Columns

ON MENTAL ILLNESS: Being Poisoned with Refined Sugar - and More…

Jack Bragen
Friday January 08, 2021 - 03:23:00 PM

I have said this before and now I am saying it again: The mental health treatment system infantilizes mental health consumers. This is only part of the problem. The second part is that our lives aren't considered worth anything. When a mental health consumer dies prematurely, because of [effects on the internal organs of] psychiatric medication, poor diet, smoking, lack of exercise, and not having medical issues addressed, no big deal is made of it. Our deaths are barely worthy of note. 

Then, who and what are we considered to be? If our passing doesn't seem worth of a decent service, does that mean our existences are regarded on the same level as a pet mouse or goldfish? 

It appears that mental health consumers are not taken seriously. Additionally, we are rarely taken at our word. If we voice the ambition of, for example, going into technical training, the assertion is immediately, seamlessly dismissed. Of course, (so counselors think) we aren't up to the task of a career in a technical field. Then, our talk is regarded as no more than nonsensical babble. What if we could pull it off? Then we are perceived as being a freak. We are defined by "the mental health consumer who can repair microwave ovens." And we are still regarded as "cute" and not worthy of being taken seriously. Then, our deaths are about as important as the demise of a stuffed animal. 

Refined sugar is poison. It is put into nearly all processed food, and it shows up in many places we would never expect. It causes diabetes, obesity, metabolic syndrome and, resultantly, premature death. Consumption of it needs to be strictly limited. Workers in the mental health treatment system use it as a reward and as a pacifier. No thought is given to the health effects. 

I briefly worked at a homeless shelter as a counselor in the 1980's. I was instructed to dispense fruit punch. I was told that it triggers serotonin production in the brain, calms down clients, and thus, makes them easier to manage. The use of refined sugar, a poison, by caregivers in the mental health treatment system, is intentional, and therefore it resembles the behavior of tobacco companies. 

Refined sugar is addictive. And, because tobacco has been all but made illegal or has at least become taxed to the point where smokers are spending enough to fund the highway construction projects, it is likely they will turn to sugar as an alternate addiction. I believe refined sugar is equally deadly as tobacco smoke. 

There appears to be a conspiracy. (If I believed a "conspiracy" was about me, it could easily be thought a psychotic delusion. However, this is the sort of thing tobacco companies dream up, and that happens in the real world in big business.) Mental health consumers are fed poor diets, and cigarette smoking is condoned, so that we don't live too long. 
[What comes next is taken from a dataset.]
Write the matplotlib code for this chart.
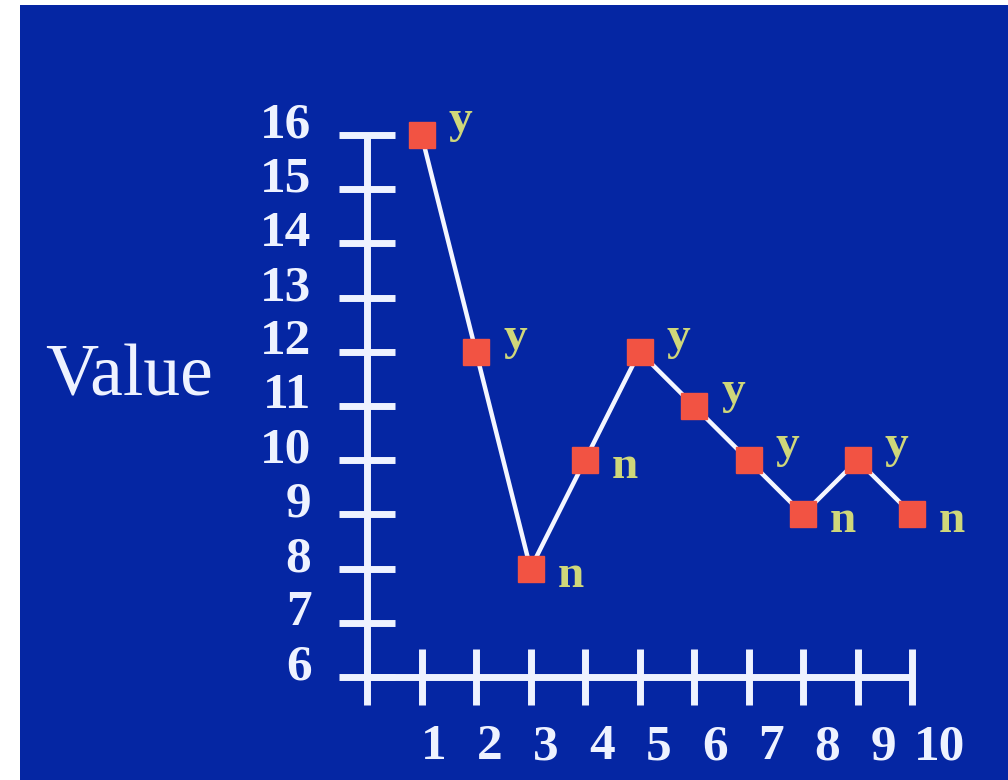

There is a problem with consumers having longer lives. When people are older, the more expensive medical issues come about to help us keep going. If the system can keep us dying young, the net effect is a reduction in spending by hospitals. This is simple math. A shorter-lived person needs medical assistance for a shorter period. And a younger, more abrupt death circumvents fancy things like coronary bypass, cancer treatment, and other procedures that come about because of longevity.  

Additionally, older mental health consumers like me are sometimes more capable of clear thinking, and this could be a psychological and organizational threat to the treatment system. It is harder to deal with a mental health consumer is old enough that they know more about many things than treatment providers who might only be in their thirties and who can outwit many treatment professionals.  
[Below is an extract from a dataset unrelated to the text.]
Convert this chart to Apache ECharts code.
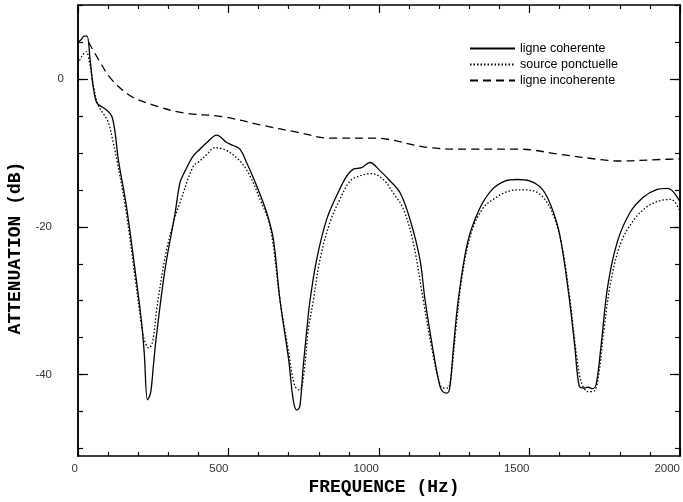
<!DOCTYPE html>
<html>
<head>
<meta charset="utf-8">
<script src="https://cdn.jsdelivr.net/npm/echarts@6/dist/echarts.min.js"></script>
<style>html,body{margin:0;padding:0;background:#fff;}#c{width:683px;height:502px;}</style>
</head>
<body>
<div id="c"></div>
<script>
// ---- data ----
const seriesNames = ['ligne coherente', 'source ponctuelle', 'ligne incoherente'];

const freqCoh = [0, 10, 20, 30, 40, 50, 62, 80, 95, 112, 123, 134, 160, 190, 210, 220, 231, 241, 250, 259, 289, 322, 339, 355, 383, 405, 428, 461, 494, 516, 538, 560, 594, 627, 649, 671, 700, 715, 727, 737, 748, 760, 771, 793, 826, 859, 893, 915, 942, 970, 1003, 1037, 1070, 1103, 1136, 1153, 1185, 1202, 1212, 1225, 1235, 1246, 1263, 1295, 1335, 1375, 1420, 1460, 1500, 1540, 1570, 1600, 1630, 1650, 1665, 1680, 1695, 1710, 1722, 1738, 1760, 1792, 1835, 1878, 1920, 1960, 2000];
const attCoh = [5.0, 5.3, 5.8, 5.8, 2.7, -0.9, -3.2, -3.8, -4.2, -5.0, -7.2, -10.9, -17, -26, -32.5, -37, -43.4, -42.5, -39, -35.3, -25.8, -18.3, -14.0, -12.5, -10.4, -9.5, -8.6, -7.6, -8.6, -9.0, -9.5, -11.3, -14.5, -18.1, -21.7, -29.9, -38, -43.4, -44.8, -44.3, -39, -34, -29.9, -24.4, -19.0, -15.8, -13.1, -12.2, -12.0, -11.3, -12.4, -13.8, -15.4, -19.0, -24.4, -29.9, -38, -41.5, -42.3, -42.5, -41.8, -37, -30, -22, -17.5, -15, -13.8, -13.6, -13.8, -14.8, -17, -21, -29, -36, -41.5, -41.8, -41.7, -41.9, -41.2, -36, -28, -22, -18, -16, -15, -14.8, -16.6];

const freqPon = [5, 15, 27, 40, 51, 67, 84, 101, 117, 129, 160, 190, 210, 222, 235, 248, 262, 290, 320, 339, 383, 405, 428, 455, 494, 538, 571, 605, 638, 671, 700, 720, 737, 750, 765, 782, 804, 837, 870, 904, 937, 976, 1014, 1047, 1081, 1114, 1147, 1178, 1197, 1212, 1228, 1240, 1255, 1275, 1305, 1345, 1390, 1430, 1470, 1510, 1545, 1575, 1605, 1635, 1655, 1672, 1695, 1715, 1730, 1747, 1772, 1805, 1848, 1890, 1930, 1970, 2000];
const attPon = [2.5, 3.2, 3.7, 1.8, -0.9, -3.6, -4.7, -5.9, -8.6, -10.9, -18, -27, -33, -35.5, -36.4, -35.5, -31, -24, -19, -16.7, -11.8, -11.1, -10.2, -9.3, -9.7, -11.1, -13.1, -16.3, -19.9, -29.9, -37, -41.5, -42.1, -40, -34, -29.9, -24.4, -19.4, -16.3, -13.8, -13.1, -12.8, -13.6, -15.4, -17.6, -22.2, -29.9, -37, -40.5, -41.8, -41.8, -40, -34, -27, -21, -17.5, -16, -15.2, -15.0, -15.1, -16, -18, -22, -30, -37, -41, -42.3, -42.2, -40, -34, -27, -22, -19, -17.3, -16.5, -16.3, -17.9];

const freqInc = [35, 70, 110, 175, 255, 350, 480, 616, 727, 837, 981, 1169, 1302, 1468, 1601, 1734, 1800, 1934, 2000];
const attInc = [5.0, 2.5, 0, -2.3, -3.6, -4.6, -5.1, -6.3, -7.2, -8.0, -8.0, -9.3, -9.5, -9.5, -10.2, -10.9, -11.1, -10.9, -10.8];

const xLabelValues = [0, 500, 1000, 1500, 2000];
const yLabelValues = [-40, -20, 0];
const yMinorValues = [-50, -45, -40, -35, -30, -25, -20, -15, -10, -5, 0, 5, 10];

const zip = (a, b) => a.map((v, i) => [v, b[i]]);

const chart = echarts.init(document.getElementById('c'), null, {renderer: 'canvas'});
const axisCol = '#000';
const labelFont = {fontFamily: 'Liberation Sans, Arial, sans-serif', fontSize: 11.5, color: '#333'};
const titleFont = 'bold 18px "Liberation Mono", "Courier New", monospace';

const yBase = {
  type: 'value', min: -51, max: 10, splitLine: {show: false},
  axisLine: {show: true, onZero: false, lineStyle: {color: axisCol, width: 1.5}}
};

const option = {
  animation: false,
  backgroundColor: '#fff',
  grid: {left: 78, right: 3, top: 5, bottom: 46},
  legend: {
    orient: 'vertical', left: 469, top: 42, padding: 0,
    itemWidth: 45, itemHeight: 10, itemGap: 3,
    itemStyle: {color: 'transparent', borderColor: 'transparent', borderWidth: 0},
    textStyle: {fontFamily: 'Liberation Sans, Arial, sans-serif', fontSize: 12.5, color: '#000'},
    data: seriesNames
  },
  xAxis: [
    {
      type: 'value', min: 0, max: 2000, interval: 500, position: 'bottom',
      axisLine: {show: true, onZero: false, lineStyle: {color: axisCol, width: 1.5}},
      axisTick: {show: true, inside: true, length: 8, lineStyle: {color: axisCol, width: 1.2}},
      minorTick: {show: true, splitNumber: 5, length: 4, lineStyle: {color: axisCol, width: 1.2}},
      splitLine: {show: false},
      axisLabel: Object.assign({margin: 7, align: 'right', customValues: xLabelValues, formatter: v => String(v)}, labelFont)
    },
    {
      type: 'value', min: 0, max: 2000, interval: 500, position: 'top',
      axisLine: {show: true, onZero: false, lineStyle: {color: axisCol, width: 1.5}},
      axisTick: {show: true, inside: true, length: 8, lineStyle: {color: axisCol, width: 1.2}},
      minorTick: {show: true, splitNumber: 5, length: 4, lineStyle: {color: axisCol, width: 1.2}},
      splitLine: {show: false},
      axisLabel: {show: false}
    }
  ],
  yAxis: [
    Object.assign({}, yBase, {
      position: 'left',
      axisTick: {show: true, inside: true, length: 10, customValues: yLabelValues, lineStyle: {color: axisCol, width: 1.2}},
      axisLabel: Object.assign({
        customValues: yLabelValues, margin: 14, align: 'right',
        formatter: v => v === 0 ? '0' : '{n|' + v + '}',
        rich: {n: Object.assign({padding: [0, 12, 0, 0]}, labelFont)}
      }, labelFont)
    }),
    Object.assign({}, yBase, {
      position: 'left',
      axisTick: {show: true, inside: true, length: 5, customValues: yMinorValues, lineStyle: {color: axisCol, width: 1.2}},
      axisLabel: {show: false}
    }),
    Object.assign({}, yBase, {
      position: 'right',
      axisTick: {show: true, inside: true, length: 10, customValues: yLabelValues, lineStyle: {color: axisCol, width: 1.2}},
      axisLabel: {show: false}
    }),
    Object.assign({}, yBase, {
      position: 'right',
      axisTick: {show: true, inside: true, length: 5, customValues: yMinorValues, lineStyle: {color: axisCol, width: 1.2}},
      axisLabel: {show: false}
    })
  ],
  graphic: [
    {
      type: 'text', x: 384, y: 487,
      style: {text: 'FREQUENCE (Hz)', font: titleFont, fill: '#000', align: 'center', verticalAlign: 'middle'}
    },
    {
      type: 'text', x: 15, y: 248, rotation: Math.PI / 2,
      style: {text: 'ATTENUATION (dB)', font: titleFont, fill: '#000', align: 'center', verticalAlign: 'middle'}
    }
  ],
  series: [
    {
      name: seriesNames[0], type: 'line', data: zip(freqCoh, attCoh), symbol: 'none', smooth: 0.35,
      lineStyle: {color: '#000', width: 1.3, type: 'solid'}, itemStyle: {color: '#000'}
    },
    {
      name: seriesNames[1], type: 'line', data: zip(freqPon, attPon), symbol: 'none', smooth: 0.35,
      lineStyle: {color: '#000', width: 1.3, type: [1.5, 2]}, itemStyle: {color: '#000'}
    },
    {
      name: seriesNames[2], type: 'line', data: zip(freqInc, attInc), symbol: 'none', smooth: 0.35,
      lineStyle: {color: '#000', width: 1.3, type: [8, 5]}, itemStyle: {color: '#000'}
    }
  ]
};
chart.setOption(option);
</script>
</body>
</html>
The mental health treatment systems were designed to minimize the nuisances and threats produced by a population that is perceived as an inconvenience. The method of operation is to isolate us through outpatient institutionalization, through poverty, through inpatient institutionalization, and through incarceration. We are seen not as people but as entities that must be managed. Anything that makes us more manageable and easier to control is seen as a plus. Refined sugar, the addiction to it and the treatment systems' use of it as a control strategy, is one part of this out of many.